The production of RDF typically involves several steps:
- Sorting to remove recyclable materials and non-combustible items
- Shredding to reduce the size of the remaining waste
- Drying to reduce moisture content and increase calorific value
- Pelletizing or baling for easier handling and transportation
The resulting RDF can have a calorific value comparable to low-grade coal, making it an attractive fuel for cement kilns, industrial boilers, and power plants. By replacing fossil fuels with RDF, these industries can reduce their carbon footprint and potentially lower fuel costs. However, the use of RDF must be carefully managed to ensure compliance with emission standards and to address potential concerns about the release of pollutants from burning mixed waste streams.
Waste recycling reduces landfills promoting sustainable energy
The integration of waste recycling and energy production represents a significant step towards a more sustainable and circular economy. By viewing waste as a resource rather than a problem, we can simultaneously address waste management challenges and energy needs. This approach not only reduces the environmental impact of landfills but also helps to conserve natural resources and reduce greenhouse gas emissions.

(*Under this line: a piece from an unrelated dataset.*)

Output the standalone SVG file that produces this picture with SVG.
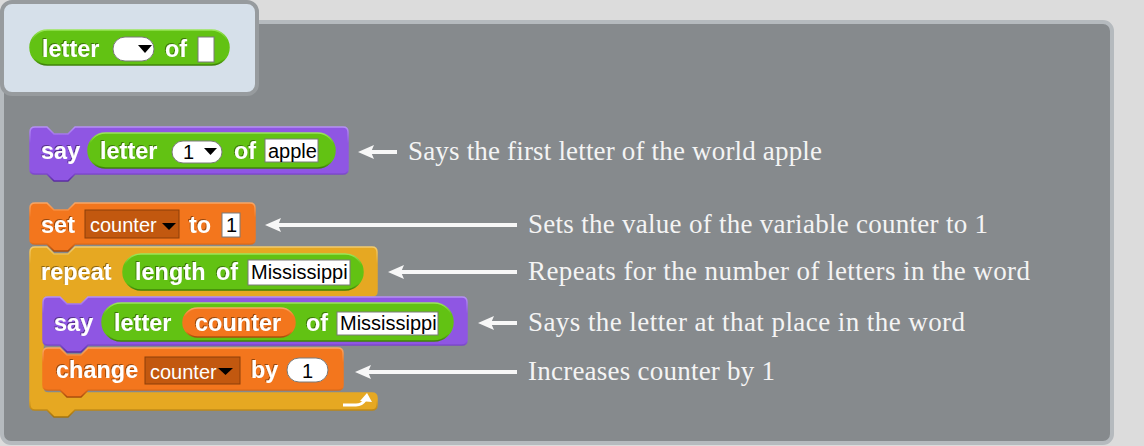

Effective waste-to-energy strategies require a comprehensive approach that combines various technologies and practices. This includes:
- Implementing robust waste sorting and recycling programs
- Investing in advanced waste-to-energy technologies
- Developing policies that support the use of renewable energy from waste
- Educating the public about the importance of proper waste management
As technology continues to advance, we can expect to see even more efficient and environmentally friendly methods of converting waste into energy. From improved gasification techniques to innovative biochemical processes, the future of waste-to-energy looks promising. By embracing these technologies and integrating them into our waste management and energy systems, we can move closer to a truly sustainable and circular economy.